Every now and then Abdul sits back on his haunches, smokes a cigarette and studies me while he whittles at the coconut husk. I smile and, in various ways, try to connect with him. Nothing. He has already written me off: a fish with hair.
Midmorning we slow to pass through a narrow channel in the atoll’s outer reef. A long stretch of coral heads reveals itself, the boat moving past them just above idle speed. I put on a mask and fins, and pantomiming my intentions to a not fully comprehending Mohammed, I grab the stern line and leap off the transom. Behind me, I can hear the commotion as Abdul and the other crewmen storm the gunwales to witness a fool at play. I bodysurf from side to side, taking in the scenery below — vast canyons of coral and reef fish galore.

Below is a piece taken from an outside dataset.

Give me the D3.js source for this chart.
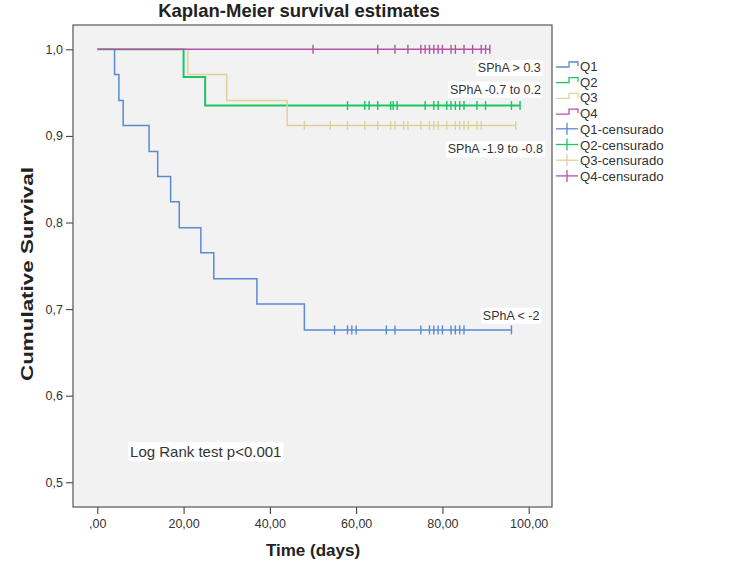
<!DOCTYPE html>
<html><head><meta charset="utf-8">
<script src="https://cdn.jsdelivr.net/npm/d3@7"></script>
<style>body{margin:0;background:#fff}svg{display:block}text{font-family:"Liberation Sans",Arial,sans-serif}</style>
</head><body><svg id="c" width="738" height="578"></svg>
<script>
// ---- data ----
const groups = ["Q1","Q2","Q3","Q4"];
const q1EventTimes = [4, 5, 6, 12, 14, 17, 19, 24, 27, 37, 48];
const q1Survival   = [0.971, 0.941, 0.912, 0.882, 0.853, 0.824, 0.794, 0.765, 0.735, 0.706, 0.676];
const q1Censored   = [55, 58, 59, 60, 67, 69, 75, 77, 78, 79, 80, 82, 83, 84, 85, 96];
const q2EventTimes = [20, 25];
const q2Survival   = [0.968, 0.935];
const q2Censored   = [58, 62, 63, 65, 68, 68.6, 69.5, 76, 78, 79, 81, 82, 83, 84, 85, 88, 90, 96, 98];
const q3EventTimes = [21, 30, 44];
const q3Survival   = [0.971, 0.941, 0.912];
const q3Censored   = [48, 54, 58, 62, 65, 68, 69, 71, 72, 75, 77, 78, 79, 81, 83, 84, 85, 86, 88, 89, 97];
const q4EventTimes = [];
const q4Survival   = [];
const q4Censored   = [50, 65, 69, 72, 75, 76, 77, 78, 79, 80, 82, 83, 85, 87, 89, 90, 91];
const xTicks = [0, 20, 40, 60, 80, 100];
const xTickLabels = [",00", "20,00", "40,00", "60,00", "80,00", "100,00"];
const yTicks = [0.5, 0.6, 0.7, 0.8, 0.9, 1.0];
const yTickLabels = ["0,5", "0,6", "0,7", "0,8", "0,9", "1,0"];
const curveLabels = [
  {text: "SPhA > 0.3", x: 102.8, y: 0.979},
  {text: "SPhA -0.7 to 0.2", x: 102.85, y: 0.954},
  {text: "SPhA -1.9 to -0.8", x: 103.3, y: 0.885},
  {text: "SPhA < -2", x: 102.5, y: 0.693}
];
const testLabel = {text: "Log Rank test p<0.001", x: 7.6, y: 0.534};
const legendLabels = ["Q1","Q2","Q3","Q4","Q1-censurado","Q2-censurado","Q3-censurado","Q4-censurado"];

// ---- styles ----
const colors = {Q1:"#5a8ad4", Q2:"#1cc462", Q3:"#e0d19a", Q4:"#b452aa"};
const widths = {Q1:1.5, Q2:2, Q3:1.5, Q4:1.5};

const series = [
  {key:"Q1", t:q1EventTimes, s:q1Survival, c:q1Censored},
  {key:"Q2", t:q2EventTimes, s:q2Survival, c:q2Censored},
  {key:"Q3", t:q3EventTimes, s:q3Survival, c:q3Censored},
  {key:"Q4", t:q4EventTimes, s:q4Survival, c:q4Censored}
];

const svg = d3.select("#c");
const frame = {l:73, r:552, t:25, b:507};
const x = d3.scaleLinear().domain([0,100]).range([97.3, 528.7]);
const y = d3.scaleLinear().domain([0.5,1.0]).range([482.3, 49.3]);

svg.append("rect").attr("x",frame.l).attr("y",frame.t).attr("width",frame.r-frame.l).attr("height",frame.b-frame.t)
  .attr("fill","#f2f2f2");

// title
svg.append("text").attr("x",299).attr("y",17).attr("text-anchor","middle")
  .attr("font-size",18.5).attr("font-weight","bold").attr("fill","#222").text("Kaplan-Meier survival estimates");

// axes
const xAxis = d3.axisBottom(x).tickValues(xTicks).tickFormat((d,i)=>xTickLabels[i]).tickSize(7).tickSizeOuter(0);
const gx = svg.append("g").attr("transform",`translate(0,${frame.b})`).call(xAxis);
gx.select(".domain").remove();
gx.selectAll("line").attr("stroke","#333");
gx.selectAll("text").attr("font-size",12.5).attr("fill","#333").attr("dy","0.85em").attr("font-family","Liberation Sans, Arial");

const yAxis = d3.axisLeft(y).tickValues(yTicks).tickFormat((d,i)=>yTickLabels[i]).tickSize(7).tickSizeOuter(0);
const gy = svg.append("g").attr("transform",`translate(${frame.l},0)`).call(yAxis);
gy.select(".domain").remove();
gy.selectAll("line").attr("stroke","#333");
gy.selectAll("text").attr("font-size",12.5).attr("fill","#333").attr("font-family","Liberation Sans, Arial");

// curves
const line = d3.line().x(d=>x(d[0])).y(d=>y(d[1])).curve(d3.curveStepAfter);
series.forEach(sr=>{
  const pts = [[0,1]];
  sr.t.forEach((t,i)=>pts.push([t, sr.s[i]]));
  const last = sr.s.length ? sr.s[sr.s.length-1] : 1;
  pts.push([d3.max(sr.c), last]);
  svg.append("path").attr("d",line(pts)).attr("fill","none")
    .attr("stroke",colors[sr.key]).attr("stroke-width",widths[sr.key]);
  const survAt = t => { let v = 1; sr.t.forEach((et,i)=>{ if (et<=t) v = sr.s[i]; }); return v; };
  svg.append("g").selectAll("line").data(sr.c).join("line")
    .attr("x1",d=>x(d)).attr("x2",d=>x(d))
    .attr("y1",d=>y(survAt(d))-4.5).attr("y2",d=>y(survAt(d))+4.5)
    .attr("stroke",colors[sr.key]).attr("stroke-width",1.4);
});

// frame
svg.append("rect").attr("x",frame.l).attr("y",frame.t).attr("width",frame.r-frame.l).attr("height",frame.b-frame.t)
  .attr("fill","none").attr("stroke","#555").attr("stroke-width",1.2);

// curve labels
function boxedText(o, anchor, size){
  const t = svg.append("text").attr("x",x(o.x)).attr("y",y(o.y)+4.5).attr("text-anchor",anchor)
    .attr("font-size",size).attr("fill","#333").text(o.text);
  const bb = t.node().getBBox();
  svg.insert("rect", () => t.node()).attr("x",bb.x-2).attr("y",bb.y-1).attr("width",bb.width+4).attr("height",bb.height+2).attr("fill","#fff");
}
curveLabels.forEach(o=>boxedText(o,"end",12.5));
boxedText(testLabel,"start",15);

// axis titles
svg.append("text").attr("x",313).attr("y",556).attr("text-anchor","middle")
  .attr("font-size",17).attr("font-weight","bold").attr("fill","#222").text("Time (days)");
svg.append("text").attr("transform","translate(33,274) rotate(-90)").attr("text-anchor","middle")
  .attr("font-size",17).attr("font-weight","bold").attr("fill","#222")
  .attr("textLength",214).attr("lengthAdjust","spacingAndGlyphs").text("Cumulative Survival");

// legend
const lg = svg.append("g").attr("transform","translate(556,66)");
legendLabels.forEach((lab,i)=>{
  const key = groups[i%4];
  const g = lg.append("g").attr("transform",`translate(0,${i*15.7})`);
  if (i<4) {
    g.append("path").attr("d","M0,1H13V-4H22V0").attr("fill","none").attr("stroke",colors[key]).attr("stroke-width",1.3);
  } else {
    g.append("line").attr("x1",0).attr("x2",22).attr("y1",0).attr("y2",0).attr("stroke",colors[key]).attr("stroke-width",1.3);
    g.append("line").attr("x1",11).attr("x2",11).attr("y1",-6).attr("y2",6).attr("stroke",colors[key]).attr("stroke-width",1.3);
  }
  g.append("text").attr("x",24).attr("y",5).attr("font-size",13.2).attr("fill","#333").text(lab);
});
</script></body></html>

When I am finally back aboard the boat, Abdul is immediately in my face, waving his arms and interrogating me.
“He wants to know what you saw,” Mohammed says. I tell Abdul he should put on the mask and see for himself. He shakes his head, appalled by the notion. “He does not swim,” says Mohammed. Neither does Mohammed. Or anyone else on board. For all that makes the Indian Ocean instrumental in their lives, Maldivians do not look kindly upon it. The ocean is both highway and grocery store. It takes them places and provides them food. It is not much used for pleasure. If anything, in the Maldives there’s a general and altogether valid sense that the ocean cannot be trusted. The country’s 1,200-plus islands are flatter than flounder, and if the most dire of warnings about global warming hold true, then the Maldives could, one day not all that far off, quite simply disappear.
That some foreigner with a mask and fins would so willingly cavort with the enemy? I can understand why they might call him a name most unkind.

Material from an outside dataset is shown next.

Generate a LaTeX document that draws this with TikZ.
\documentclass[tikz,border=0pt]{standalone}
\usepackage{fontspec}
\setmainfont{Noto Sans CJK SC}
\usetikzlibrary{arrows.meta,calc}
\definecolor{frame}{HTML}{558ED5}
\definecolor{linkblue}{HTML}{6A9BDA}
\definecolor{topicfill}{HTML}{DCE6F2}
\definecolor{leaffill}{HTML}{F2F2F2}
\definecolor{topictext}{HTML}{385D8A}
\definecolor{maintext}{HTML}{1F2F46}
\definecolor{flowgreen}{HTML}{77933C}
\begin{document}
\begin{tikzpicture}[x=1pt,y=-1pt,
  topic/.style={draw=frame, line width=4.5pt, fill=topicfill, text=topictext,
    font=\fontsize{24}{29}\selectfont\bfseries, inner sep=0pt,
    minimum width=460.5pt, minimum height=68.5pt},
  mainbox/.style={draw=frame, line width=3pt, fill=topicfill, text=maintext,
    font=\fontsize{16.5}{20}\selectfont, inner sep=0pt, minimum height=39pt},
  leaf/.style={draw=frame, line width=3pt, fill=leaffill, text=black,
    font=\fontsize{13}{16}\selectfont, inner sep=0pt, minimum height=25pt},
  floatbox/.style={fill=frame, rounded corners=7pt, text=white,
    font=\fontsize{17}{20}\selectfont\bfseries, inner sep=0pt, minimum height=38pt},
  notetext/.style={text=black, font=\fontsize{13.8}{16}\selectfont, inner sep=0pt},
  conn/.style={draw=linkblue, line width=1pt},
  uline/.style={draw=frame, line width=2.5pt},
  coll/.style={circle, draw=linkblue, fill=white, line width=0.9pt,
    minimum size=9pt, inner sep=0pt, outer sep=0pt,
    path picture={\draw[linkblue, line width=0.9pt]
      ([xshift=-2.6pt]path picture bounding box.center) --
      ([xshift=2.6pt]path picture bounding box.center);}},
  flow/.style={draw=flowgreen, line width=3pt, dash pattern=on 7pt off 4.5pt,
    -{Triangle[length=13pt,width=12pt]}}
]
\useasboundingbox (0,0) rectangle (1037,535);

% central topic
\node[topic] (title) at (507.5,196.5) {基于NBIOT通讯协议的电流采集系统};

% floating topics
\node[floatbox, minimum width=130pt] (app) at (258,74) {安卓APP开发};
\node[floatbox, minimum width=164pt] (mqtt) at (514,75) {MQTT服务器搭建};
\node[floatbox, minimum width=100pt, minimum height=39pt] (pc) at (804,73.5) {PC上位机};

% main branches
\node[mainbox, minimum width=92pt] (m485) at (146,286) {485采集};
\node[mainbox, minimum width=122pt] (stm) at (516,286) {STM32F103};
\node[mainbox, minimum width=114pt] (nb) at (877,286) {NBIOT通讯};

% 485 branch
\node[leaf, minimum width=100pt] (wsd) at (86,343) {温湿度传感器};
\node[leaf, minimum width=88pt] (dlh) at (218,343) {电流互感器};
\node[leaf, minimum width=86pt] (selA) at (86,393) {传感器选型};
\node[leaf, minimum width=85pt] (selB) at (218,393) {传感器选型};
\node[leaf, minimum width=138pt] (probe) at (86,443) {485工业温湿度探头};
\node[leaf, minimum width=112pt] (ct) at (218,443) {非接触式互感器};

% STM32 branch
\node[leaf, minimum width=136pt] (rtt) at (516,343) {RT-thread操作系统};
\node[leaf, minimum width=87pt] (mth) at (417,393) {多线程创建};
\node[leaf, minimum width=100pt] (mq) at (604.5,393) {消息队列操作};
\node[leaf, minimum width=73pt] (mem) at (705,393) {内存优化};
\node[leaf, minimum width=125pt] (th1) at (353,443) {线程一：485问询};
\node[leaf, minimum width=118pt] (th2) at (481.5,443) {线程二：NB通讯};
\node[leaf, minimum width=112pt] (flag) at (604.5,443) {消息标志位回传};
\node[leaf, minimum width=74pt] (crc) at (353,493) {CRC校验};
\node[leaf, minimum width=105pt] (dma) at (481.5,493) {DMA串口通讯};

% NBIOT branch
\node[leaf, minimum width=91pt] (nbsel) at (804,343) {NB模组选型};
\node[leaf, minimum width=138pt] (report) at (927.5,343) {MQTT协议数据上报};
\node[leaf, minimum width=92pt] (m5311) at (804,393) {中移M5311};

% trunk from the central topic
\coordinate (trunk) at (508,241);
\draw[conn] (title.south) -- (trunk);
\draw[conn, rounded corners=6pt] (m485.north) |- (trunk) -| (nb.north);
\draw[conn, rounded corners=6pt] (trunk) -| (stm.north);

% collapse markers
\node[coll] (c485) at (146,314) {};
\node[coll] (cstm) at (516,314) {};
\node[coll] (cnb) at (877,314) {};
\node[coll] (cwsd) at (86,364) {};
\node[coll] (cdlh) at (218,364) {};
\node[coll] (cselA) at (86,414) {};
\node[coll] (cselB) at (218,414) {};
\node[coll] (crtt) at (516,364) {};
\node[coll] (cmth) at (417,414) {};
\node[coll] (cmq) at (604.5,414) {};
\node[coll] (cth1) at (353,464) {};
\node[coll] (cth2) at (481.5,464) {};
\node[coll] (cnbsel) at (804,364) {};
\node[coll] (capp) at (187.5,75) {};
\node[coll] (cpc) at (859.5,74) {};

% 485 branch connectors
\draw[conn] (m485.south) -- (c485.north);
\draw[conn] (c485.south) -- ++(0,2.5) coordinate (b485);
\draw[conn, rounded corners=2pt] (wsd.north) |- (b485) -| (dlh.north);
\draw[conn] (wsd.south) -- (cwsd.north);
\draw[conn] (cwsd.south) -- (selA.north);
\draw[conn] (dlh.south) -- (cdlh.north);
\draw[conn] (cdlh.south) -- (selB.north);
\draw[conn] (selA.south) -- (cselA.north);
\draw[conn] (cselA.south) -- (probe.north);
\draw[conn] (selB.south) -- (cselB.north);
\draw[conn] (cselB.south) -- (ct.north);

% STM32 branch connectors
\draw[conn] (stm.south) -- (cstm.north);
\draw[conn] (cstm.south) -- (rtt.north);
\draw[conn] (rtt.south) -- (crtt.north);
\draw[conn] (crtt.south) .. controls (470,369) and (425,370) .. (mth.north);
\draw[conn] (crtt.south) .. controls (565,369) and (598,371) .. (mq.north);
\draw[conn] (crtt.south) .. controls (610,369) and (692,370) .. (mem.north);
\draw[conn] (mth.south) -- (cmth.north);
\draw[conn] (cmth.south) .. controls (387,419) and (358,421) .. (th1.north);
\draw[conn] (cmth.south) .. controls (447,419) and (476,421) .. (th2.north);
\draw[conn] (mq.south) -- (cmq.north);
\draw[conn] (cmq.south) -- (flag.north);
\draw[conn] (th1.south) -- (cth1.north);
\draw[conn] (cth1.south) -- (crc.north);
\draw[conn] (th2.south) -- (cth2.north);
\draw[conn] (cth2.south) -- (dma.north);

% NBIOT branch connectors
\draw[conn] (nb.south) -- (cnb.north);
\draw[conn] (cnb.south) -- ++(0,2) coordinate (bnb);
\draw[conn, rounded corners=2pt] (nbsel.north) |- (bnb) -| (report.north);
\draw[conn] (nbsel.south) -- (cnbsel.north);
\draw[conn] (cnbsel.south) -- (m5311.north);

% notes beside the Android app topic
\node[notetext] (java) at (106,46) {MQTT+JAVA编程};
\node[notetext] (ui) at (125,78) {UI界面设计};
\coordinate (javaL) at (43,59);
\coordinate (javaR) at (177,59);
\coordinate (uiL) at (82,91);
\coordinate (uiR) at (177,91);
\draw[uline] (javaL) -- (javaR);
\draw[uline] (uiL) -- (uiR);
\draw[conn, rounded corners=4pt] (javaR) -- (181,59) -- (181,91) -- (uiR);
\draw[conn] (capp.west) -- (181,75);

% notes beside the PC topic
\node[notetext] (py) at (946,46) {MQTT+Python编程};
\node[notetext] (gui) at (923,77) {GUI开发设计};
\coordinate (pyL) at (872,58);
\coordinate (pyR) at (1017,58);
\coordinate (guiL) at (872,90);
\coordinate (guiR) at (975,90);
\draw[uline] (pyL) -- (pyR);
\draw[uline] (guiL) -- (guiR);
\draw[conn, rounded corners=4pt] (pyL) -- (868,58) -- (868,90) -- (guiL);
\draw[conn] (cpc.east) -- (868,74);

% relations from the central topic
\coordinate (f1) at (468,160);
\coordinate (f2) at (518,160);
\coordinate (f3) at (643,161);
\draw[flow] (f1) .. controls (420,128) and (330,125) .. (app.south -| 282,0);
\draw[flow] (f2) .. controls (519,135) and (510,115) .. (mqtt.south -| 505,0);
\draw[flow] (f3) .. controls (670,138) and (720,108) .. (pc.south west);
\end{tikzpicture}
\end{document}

Our boat chugs on. Abdul sits a bit closer to me now. He reaches out and touches the mask. He asks to try it on. I hand it to him and watch as he slips it onto his head and sneaks up on the other crewmen, giving them a start. Then he stands at the bow to scan the horizon through the mask’s foggy perspective.
We arrive at Fua Mulaku by early afternoon, and as we wait for dinghies to haul us ashore, I separate Abdul from the mask and go for another swim. Again, he gives me the third degree. There is only one thing to do. I hand him the mask and tell him to put it on. We step to the transom. I tie the stern line around his waist. His eyes go wide behind the mask, but he doesn’t object. It is a three-foot drop to the water, so I hold Abdul by his ankles, lowering him until his face brushes the glassy surface. He lurches back — equal parts fear and fascination. He sticks his face in the water again, then whips around to look at me, an enormous grin on his face. I hop into the water and coax him aboard my back. By the time the dinghies arrive, he is directing me which way to go as he peeks at the sights below.
On shore, Abdul asks if he can borrow the mask overnight to show his family. I tell him yes, knowing the mask might serve a greater use on Fua Mulaku than it will going home with me. The next day, I formally present it to Abdul for keeps. He gives me the coconut husk he has whittled into a miniature dhoni.
As Abdul walks away from me, Mohammed and the other crewmen yell after him, laughing up a storm.
“We make a joke,” Mohammed tells me. “His mother will be very surprised.” “By the mask?” I ask him. “No,” Mohammed replies. “To learn she gave birth to a fish with hair.”